TypeScriptやGolangなどの静的型付け言語を用いて開発しているのならば、さほど意識せずともこの原則は満たせると思います。
しかしこちらの記事で記載されている例や、本書に書かれていた「様々なタクシー会社をまたいで配車を行えるサービスにおいて、1社だけがWebAPIのパスが異なってしまった」といったような事象もあります。
モジュール間・コンポーネント間において置換可能性(依存先のクラス等を派生したものと入れ替えても問題なく動くこと)は守りましょう。
インターフェイス分離の原則(ISP)
不要なものには依存しないということですね。
本書では、3つのメソッドが定義されているクラスに対してそれぞれのメソッドを利用する3つの別クラスが依存している例がありました。
この場合ですと、3つのインターフェイスを作って依存先を分離するようにしていました。
この原則に違反した場合、こちらの例のようにアクターの違うメソッドと共通化したがゆえに複雑な処理となってしまう場合があります。
不要なものへの依存は避けましょう。
依存関係逆転の原則(DIP)
ソースコードの依存関係が(具象ではなく)抽象だけを参照しているもの。それが、最も柔軟なシステムである。これが「依存関係逆転の原則(DIP)」の伝えようとしていることである。
まさに引用の通りで、具体的に言い換えるなら「具象クラスではなくインターフェイス(抽象クラス)に依存せよ」ということでしょう。
本書では実例としてAbstract Factoryパターンを紹介していました。自身は読んだ時理解できなかったのですが、具体的な実装を見ると理解できました。

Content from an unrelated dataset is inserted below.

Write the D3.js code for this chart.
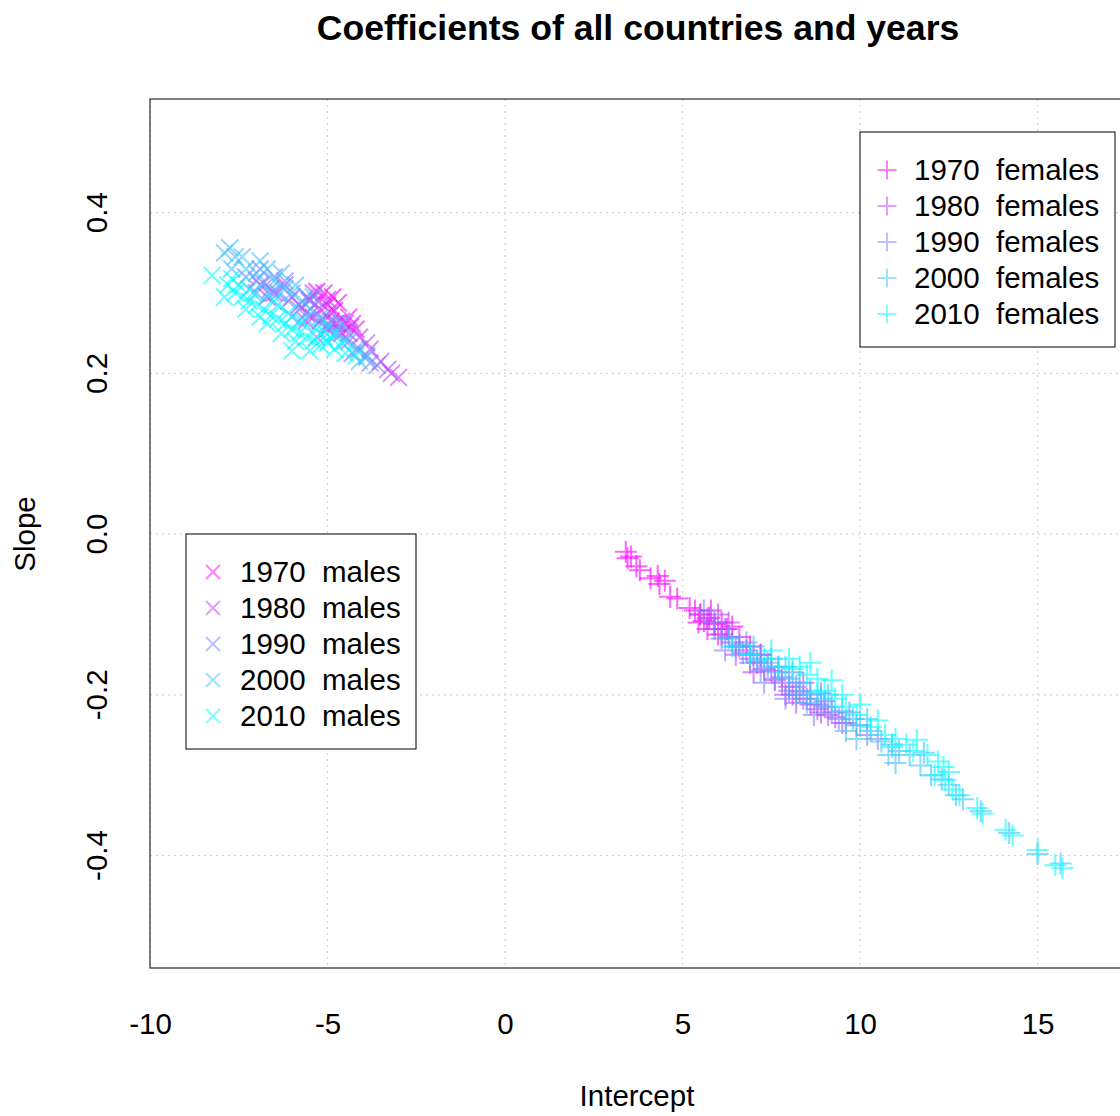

たしかにこれなら可読性が高いまま変更容易性を保つことができますね。
終わりに
アーキテクチャ関連の用語を覚えるメリットとしては下記のようなものでしょうか。
- 自身が設計する際に知見を活かせる
- レビューの際に引用することで相手に納得感が得られる
- 共通言語として存在するので説明が省略できる
クリーンアーキテクチャを読んで自身の仕事に活かせれられると嬉しいです。
次回は実際にクリーンアーキテクチャでかんたんなサンプルコードを作っていこうかと思います。